> **Data supplied**
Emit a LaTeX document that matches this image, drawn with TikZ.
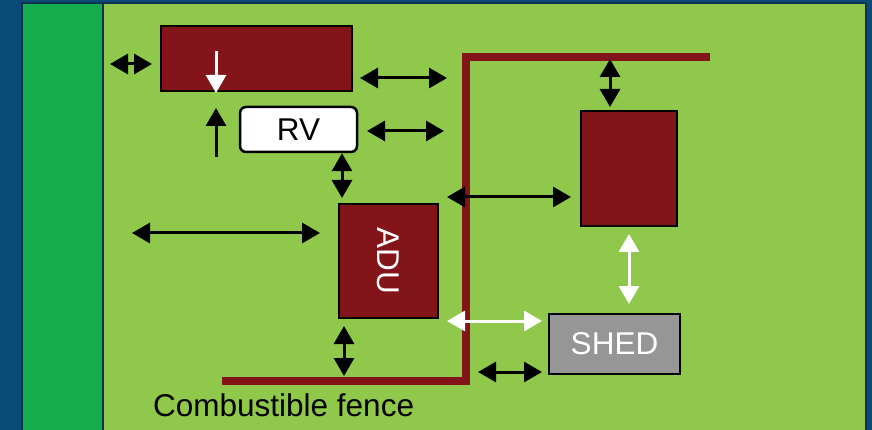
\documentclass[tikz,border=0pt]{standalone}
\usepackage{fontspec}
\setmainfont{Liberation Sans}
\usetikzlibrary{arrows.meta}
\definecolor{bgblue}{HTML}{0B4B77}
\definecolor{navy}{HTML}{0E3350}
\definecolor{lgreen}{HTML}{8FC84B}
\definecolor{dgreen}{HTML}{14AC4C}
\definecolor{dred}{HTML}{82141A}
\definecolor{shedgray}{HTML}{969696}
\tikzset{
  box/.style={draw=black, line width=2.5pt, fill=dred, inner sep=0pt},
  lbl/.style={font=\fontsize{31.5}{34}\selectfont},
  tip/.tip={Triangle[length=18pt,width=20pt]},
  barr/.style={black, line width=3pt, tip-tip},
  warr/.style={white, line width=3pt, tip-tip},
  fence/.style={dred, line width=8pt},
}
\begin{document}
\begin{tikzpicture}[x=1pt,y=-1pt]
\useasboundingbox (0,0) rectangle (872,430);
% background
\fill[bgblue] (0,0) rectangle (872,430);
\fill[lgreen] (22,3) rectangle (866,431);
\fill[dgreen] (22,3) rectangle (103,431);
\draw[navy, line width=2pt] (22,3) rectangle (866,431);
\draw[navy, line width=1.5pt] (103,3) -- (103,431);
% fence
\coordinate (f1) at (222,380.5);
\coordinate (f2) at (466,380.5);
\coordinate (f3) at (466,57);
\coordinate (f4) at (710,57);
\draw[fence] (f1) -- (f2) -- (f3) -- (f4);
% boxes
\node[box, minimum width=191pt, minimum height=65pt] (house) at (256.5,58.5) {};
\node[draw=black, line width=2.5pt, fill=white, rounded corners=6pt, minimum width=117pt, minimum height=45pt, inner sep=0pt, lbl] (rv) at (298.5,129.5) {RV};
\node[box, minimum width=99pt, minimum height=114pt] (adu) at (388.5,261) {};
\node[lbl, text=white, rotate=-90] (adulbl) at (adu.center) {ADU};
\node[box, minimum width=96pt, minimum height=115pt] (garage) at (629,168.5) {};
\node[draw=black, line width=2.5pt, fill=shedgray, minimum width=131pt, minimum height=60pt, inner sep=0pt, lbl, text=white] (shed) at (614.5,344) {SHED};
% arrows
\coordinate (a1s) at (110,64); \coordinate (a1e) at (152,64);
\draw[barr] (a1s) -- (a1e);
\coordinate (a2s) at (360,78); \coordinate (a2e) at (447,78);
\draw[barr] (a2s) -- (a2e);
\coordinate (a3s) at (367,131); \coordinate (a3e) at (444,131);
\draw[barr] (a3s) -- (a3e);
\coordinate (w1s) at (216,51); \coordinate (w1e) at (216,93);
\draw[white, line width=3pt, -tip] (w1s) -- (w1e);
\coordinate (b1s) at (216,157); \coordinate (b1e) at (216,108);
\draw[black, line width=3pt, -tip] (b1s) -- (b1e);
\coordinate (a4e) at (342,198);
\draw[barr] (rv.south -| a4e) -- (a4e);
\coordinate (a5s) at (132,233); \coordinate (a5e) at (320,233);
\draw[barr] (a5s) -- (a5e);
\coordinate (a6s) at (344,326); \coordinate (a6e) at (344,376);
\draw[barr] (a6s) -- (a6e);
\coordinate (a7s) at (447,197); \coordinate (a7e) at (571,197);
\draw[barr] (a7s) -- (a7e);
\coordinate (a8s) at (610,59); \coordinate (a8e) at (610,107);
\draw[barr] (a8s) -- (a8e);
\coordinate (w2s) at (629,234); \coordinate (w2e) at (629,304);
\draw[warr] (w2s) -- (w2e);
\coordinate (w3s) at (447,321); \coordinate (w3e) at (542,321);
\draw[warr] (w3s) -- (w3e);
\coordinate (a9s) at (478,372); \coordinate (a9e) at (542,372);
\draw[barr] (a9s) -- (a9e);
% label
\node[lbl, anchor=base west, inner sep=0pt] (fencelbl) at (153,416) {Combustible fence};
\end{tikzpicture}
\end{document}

...

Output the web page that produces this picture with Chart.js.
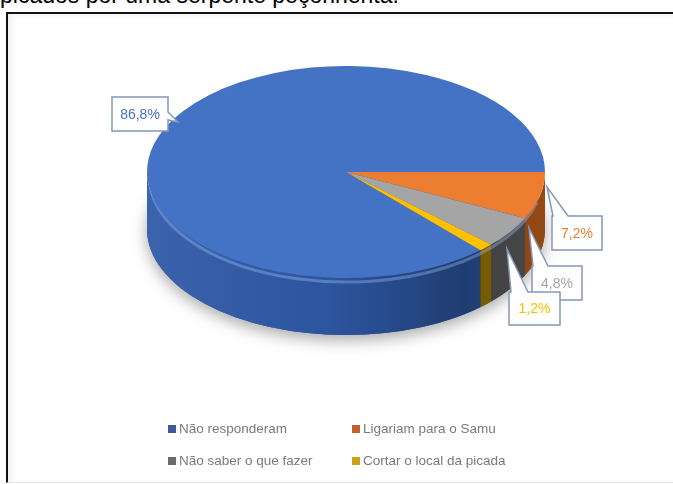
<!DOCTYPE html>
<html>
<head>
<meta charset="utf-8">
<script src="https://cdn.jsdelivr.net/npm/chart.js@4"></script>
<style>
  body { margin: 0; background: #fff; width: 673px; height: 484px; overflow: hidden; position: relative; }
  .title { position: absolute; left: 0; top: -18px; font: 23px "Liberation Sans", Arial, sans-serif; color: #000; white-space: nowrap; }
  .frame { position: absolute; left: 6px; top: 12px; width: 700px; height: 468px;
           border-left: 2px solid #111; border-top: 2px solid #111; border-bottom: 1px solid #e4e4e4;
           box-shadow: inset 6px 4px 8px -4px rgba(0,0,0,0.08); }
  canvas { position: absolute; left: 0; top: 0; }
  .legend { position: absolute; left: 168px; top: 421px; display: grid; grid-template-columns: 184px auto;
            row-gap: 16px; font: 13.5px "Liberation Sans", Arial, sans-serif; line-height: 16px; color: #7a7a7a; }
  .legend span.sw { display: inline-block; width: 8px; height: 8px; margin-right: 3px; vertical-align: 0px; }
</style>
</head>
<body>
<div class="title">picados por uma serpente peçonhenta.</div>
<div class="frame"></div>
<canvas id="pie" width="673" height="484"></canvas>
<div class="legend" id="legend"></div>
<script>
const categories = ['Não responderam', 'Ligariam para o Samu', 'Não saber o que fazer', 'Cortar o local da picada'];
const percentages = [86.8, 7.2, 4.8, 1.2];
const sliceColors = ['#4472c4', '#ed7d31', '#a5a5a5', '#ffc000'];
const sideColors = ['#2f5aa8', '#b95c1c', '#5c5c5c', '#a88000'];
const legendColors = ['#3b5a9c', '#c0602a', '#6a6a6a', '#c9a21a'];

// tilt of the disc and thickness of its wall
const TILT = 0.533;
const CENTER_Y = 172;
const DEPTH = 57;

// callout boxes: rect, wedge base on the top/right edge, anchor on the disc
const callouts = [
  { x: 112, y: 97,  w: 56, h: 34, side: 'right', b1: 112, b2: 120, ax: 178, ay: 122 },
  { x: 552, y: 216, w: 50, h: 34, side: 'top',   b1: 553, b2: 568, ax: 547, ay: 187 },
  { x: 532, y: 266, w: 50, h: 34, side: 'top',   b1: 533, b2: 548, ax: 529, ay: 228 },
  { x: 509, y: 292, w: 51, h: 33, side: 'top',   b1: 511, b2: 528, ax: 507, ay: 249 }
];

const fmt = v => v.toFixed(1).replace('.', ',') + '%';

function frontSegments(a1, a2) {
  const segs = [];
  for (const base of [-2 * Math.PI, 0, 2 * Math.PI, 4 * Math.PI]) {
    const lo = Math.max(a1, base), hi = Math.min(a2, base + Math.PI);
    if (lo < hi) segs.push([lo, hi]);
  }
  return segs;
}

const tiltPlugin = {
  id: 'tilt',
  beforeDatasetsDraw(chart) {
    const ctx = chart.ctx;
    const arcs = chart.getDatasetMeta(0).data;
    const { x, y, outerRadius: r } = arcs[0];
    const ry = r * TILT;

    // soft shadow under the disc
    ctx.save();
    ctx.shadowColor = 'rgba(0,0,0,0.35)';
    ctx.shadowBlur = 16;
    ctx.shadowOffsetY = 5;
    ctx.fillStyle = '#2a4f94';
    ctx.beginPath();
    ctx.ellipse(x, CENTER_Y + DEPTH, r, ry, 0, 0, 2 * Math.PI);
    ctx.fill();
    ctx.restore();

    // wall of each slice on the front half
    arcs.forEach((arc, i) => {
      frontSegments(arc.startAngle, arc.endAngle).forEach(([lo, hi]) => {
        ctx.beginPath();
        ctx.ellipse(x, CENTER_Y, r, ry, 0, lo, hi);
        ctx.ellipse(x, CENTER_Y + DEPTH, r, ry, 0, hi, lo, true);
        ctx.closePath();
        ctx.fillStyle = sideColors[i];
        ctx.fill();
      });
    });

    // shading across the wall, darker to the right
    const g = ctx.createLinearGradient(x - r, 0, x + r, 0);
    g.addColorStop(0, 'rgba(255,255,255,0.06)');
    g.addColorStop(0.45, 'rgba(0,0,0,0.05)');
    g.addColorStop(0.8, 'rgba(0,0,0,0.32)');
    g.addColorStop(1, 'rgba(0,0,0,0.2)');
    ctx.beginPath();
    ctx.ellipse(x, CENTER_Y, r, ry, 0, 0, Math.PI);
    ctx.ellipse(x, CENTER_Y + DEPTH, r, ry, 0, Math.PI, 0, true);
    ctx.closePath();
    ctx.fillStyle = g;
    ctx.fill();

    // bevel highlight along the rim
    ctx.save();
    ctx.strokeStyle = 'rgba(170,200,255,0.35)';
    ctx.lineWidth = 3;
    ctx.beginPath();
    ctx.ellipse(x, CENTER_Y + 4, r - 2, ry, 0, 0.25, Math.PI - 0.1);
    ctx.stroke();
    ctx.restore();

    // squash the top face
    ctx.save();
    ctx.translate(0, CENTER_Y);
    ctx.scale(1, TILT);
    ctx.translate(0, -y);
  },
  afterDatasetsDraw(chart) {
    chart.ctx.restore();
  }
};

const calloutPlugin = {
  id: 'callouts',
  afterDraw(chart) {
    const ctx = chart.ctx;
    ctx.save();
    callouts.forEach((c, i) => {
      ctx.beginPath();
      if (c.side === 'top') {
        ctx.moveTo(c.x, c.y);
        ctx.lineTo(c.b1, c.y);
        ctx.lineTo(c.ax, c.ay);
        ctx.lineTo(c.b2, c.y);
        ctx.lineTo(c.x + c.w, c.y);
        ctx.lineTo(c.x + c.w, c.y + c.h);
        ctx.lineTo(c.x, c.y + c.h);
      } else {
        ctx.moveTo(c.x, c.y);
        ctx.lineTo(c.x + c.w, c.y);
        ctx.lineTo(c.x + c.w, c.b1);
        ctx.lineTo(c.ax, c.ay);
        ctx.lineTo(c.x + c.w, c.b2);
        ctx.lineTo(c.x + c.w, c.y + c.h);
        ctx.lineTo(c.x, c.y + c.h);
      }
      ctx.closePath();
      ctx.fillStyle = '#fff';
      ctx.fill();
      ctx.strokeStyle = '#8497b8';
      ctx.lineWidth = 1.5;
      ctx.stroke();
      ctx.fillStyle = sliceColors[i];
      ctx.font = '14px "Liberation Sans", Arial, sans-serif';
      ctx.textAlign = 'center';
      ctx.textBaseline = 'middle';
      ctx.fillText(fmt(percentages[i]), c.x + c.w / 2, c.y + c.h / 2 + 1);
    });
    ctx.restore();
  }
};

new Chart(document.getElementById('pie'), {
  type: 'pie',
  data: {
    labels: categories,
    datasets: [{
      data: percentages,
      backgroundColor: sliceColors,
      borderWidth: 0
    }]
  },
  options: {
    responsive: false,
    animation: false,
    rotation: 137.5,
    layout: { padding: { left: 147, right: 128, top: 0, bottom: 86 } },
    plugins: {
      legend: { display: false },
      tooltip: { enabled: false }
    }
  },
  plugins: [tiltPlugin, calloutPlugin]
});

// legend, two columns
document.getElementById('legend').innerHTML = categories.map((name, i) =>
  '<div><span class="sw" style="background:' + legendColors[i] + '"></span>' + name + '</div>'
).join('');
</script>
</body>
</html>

---

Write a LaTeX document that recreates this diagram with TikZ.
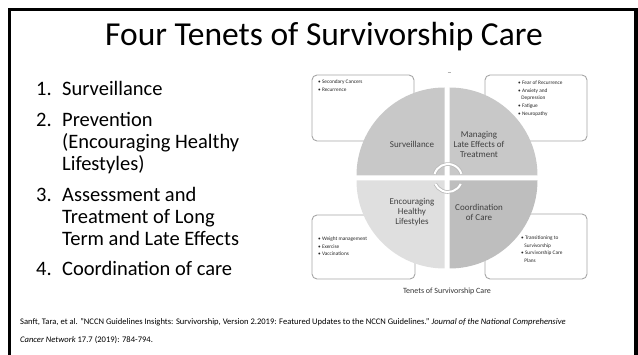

> **Exercise requirements**
Using the listing above, show each line holding the string "that".

> **Written answer**
Emit a LaTeX document that matches this image, drawn with TikZ.
Output the web page that produces this picture with Chart.js.
Write a LaTeX document that recreates this diagram with TikZ.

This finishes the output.